The two most important things I’ve come across so far run totally counter to intuition so I’m going to post them here and hope it saves somebody somewhere this miserable experience:
1. DO NOT THROW YOUR INFESTED THINGS AWAY WITHOUT TREATING THEM. This is, it may be obvious, a very easy way for the damned things to spread. Likewise, do not buy things second hand without carefully inspecting them. This goes for books as well as furniture. (Libraries are reporting higher instances of BB infestations, FYI.)
2. DO NOT, I REPEAT, DO NOT LEAVE YOUR BED AND MOVE TO ANOTHER BED/SOFA. The bugs will FOLLOW you and you will spread your infestation.

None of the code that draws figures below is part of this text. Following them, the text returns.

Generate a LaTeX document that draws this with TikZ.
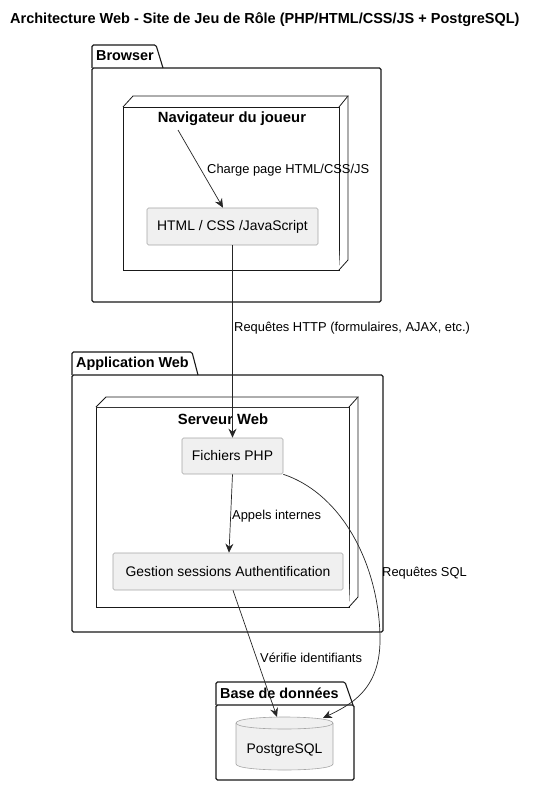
\documentclass[tikz,border=0pt]{standalone}
\usepackage{fontspec}
\setmainfont{Liberation Sans}
\usetikzlibrary{arrows.meta,calc}
\begin{document}
\begin{tikzpicture}[x=1pt,y=-1pt,
 pkg/.style={draw=black!90,line width=1.1pt,rounded corners=1.5pt},
 nd/.style={draw=black!90,line width=0.8pt,fill=white},
 comp/.style={draw=gray!70,fill=black!6,line width=0.6pt,rounded corners=1.5pt,inner sep=0pt,font=\fontsize{13.9}{15}\selectfont},
 lbl/.style={font=\fontsize{12.9}{14}\selectfont,inner sep=0pt,anchor=west},
 pkglbl/.style={font=\bfseries\fontsize{14.4}{15}\selectfont,inner sep=0pt,anchor=west},
 ndlbl/.style={font=\bfseries\fontsize{14.8}{16}\selectfont,inner sep=0pt},
 arr/.style={-{Stealth[length=9pt,width=8pt,inset=3pt]},line width=0.7pt,draw=black!85},
]
\useasboundingbox (0,0) rectangle (536,786);
\node[font=\bfseries\fontsize{14.5}{16}\selectfont,anchor=west,inner sep=0pt] (title) at (10,20) {Architecture Web - Site de Jeu de Rôle (PHP/HTML/CSS/JS + PostgreSQL)};

% Browser package
\draw[pkg] (92,68) -- (92,45) -- (156,45) -- (163,68);
\draw[pkg] (92,68) rectangle (381,302);
\node[pkglbl] (pbrowser) at (96,56) {Browser};
% Navigateur node
\draw[nd] (123,107) rectangle (339,270);
\draw[nd] (123,107) -- (133,96) -- (348,96) -- (339,107);
\draw[nd] (339,270) -- (348,260) -- (348,96);
\node[ndlbl] (nav) at (232,119) {Navigateur du joueur};
\node[comp,minimum width=171pt,minimum height=37pt] (html) at (232.5,226.5) {HTML / CSS /JavaScript};

% Application Web package
\draw[pkg] (72,375) -- (72,352) -- (192,352) -- (198,375);
\draw[pkg] (72,375) rectangle (383,632);
\node[pkglbl] (papp) at (76,364) {Application Web};
\draw[nd] (96,407) rectangle (349,607);
\draw[nd] (96,407) -- (106,397) -- (358,397) -- (349,407);
\draw[nd] (349,607) -- (358,597) -- (358,397);
\node[ndlbl] (srv) at (223,419) {Serveur Web};
\node[comp,minimum width=101pt,minimum height=36pt] (php) at (232.5,456) {Fichiers PHP};
\node[comp,minimum width=230pt,minimum height=37pt] (gest) at (228,571.5) {Gestion sessions Authentification};

% Base de donnees package
\draw[pkg] (216,705) -- (216,682) -- (345,682) -- (353,705);
\draw[pkg] (216,705) rectangle (354,780);
\node[pkglbl] (pdb) at (220,693) {Base de données};
\draw[draw=gray!70,fill=black!6,line width=0.6pt] (236,723) -- (236,764) .. controls (236,772) and (333,772) .. (333,764) -- (333,723) .. controls (333,715) and (236,715) .. (236,723) -- cycle;
\draw[draw=gray!70,line width=0.6pt] (236,723) .. controls (236,731) and (333,731) .. (333,723);
\node[font=\fontsize{13.9}{15}\selectfont,inner sep=0pt] (db) at (284.5,750) {PostgreSQL};
\coordinate (dbin1) at (277,717);
\coordinate (dbin2) at (323,718);

% Edges
\coordinate (navout) at (178,130);
\draw[arr] (navout) -- ([xshift=-9.5pt]html.north);
\node[lbl] (l1) at (207,170) {Charge page HTML/CSS/JS};
\draw[arr] (html.south) -- (php.north);
\node[lbl] (l2) at (234,328) {Requêtes HTTP (formulaires, AJAX, etc.)};
\draw[arr] (php.south) -- ([xshift=1pt]gest.north);
\node[lbl] (l3) at (232,516) {Appels internes};
\draw[arr] ([xshift=5pt]gest.south) -- (dbin1);
\node[lbl] (l4) at (260,658) {Vérifie identifiants};
\draw[arr] (php.south east) .. controls (345,495) and (380,570) .. (380,640) .. controls (380,690) and (350,705) .. (dbin2);
\node[lbl] (l5) at (382,573) {Requêtes SQL};
\end{tikzpicture}
\end{document}
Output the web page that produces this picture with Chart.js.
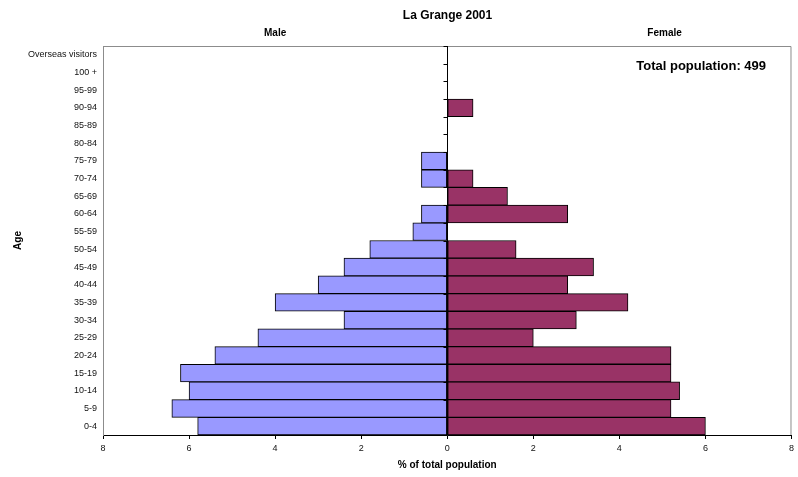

Sorry, but for as long as it takes to treat the infestation you are now BAIT. Make like Fay Wray and put on a brave face.
3. If you use 91-100% alcohol in a spray bottle to kill the fuckers please know that you are also increasing your chances of going up in flames in the event of any kind of fire. Is that really the way you want to go?
I’ve still got some questions about treatment, like what should I use instead of alcohol and is freezing or heating the most effective treatment, but as I’m not sure yet, I’ll just keep plowing through it till I have more information. I’ll post more at some point later on when I’ve actually got to the other side of this. I am going to get to the other side of this, right? RIGHT.
Right. I’m sure it’ll be just fine….
UPDATED: What worked in the end was my apartment management firing the first exterminator and hiring Isotech. Those guys came in, treated FORTY-ONE units in a ninety-eight unit building, heated all our clothes in a truck outside, and freeze treated our furniture. I couldn’t have paid for that, it was the apartment building that ended up doing it FINALLY. I’m one of the lucky ones, I only got the little buggers at the very end, some people had them YEARS. Can you imagine?!
I tried every folk remedy out there, and honestly, I just don’t think there’s anything for it but paying a shit ton of money to get them treated and treated right. Isotech did the job on my unit, but I prepped like a madwoman for it, and did every last thing they told me to. I’ll never forget it. I’ve been bed bug free for over two years now and it still haunts me.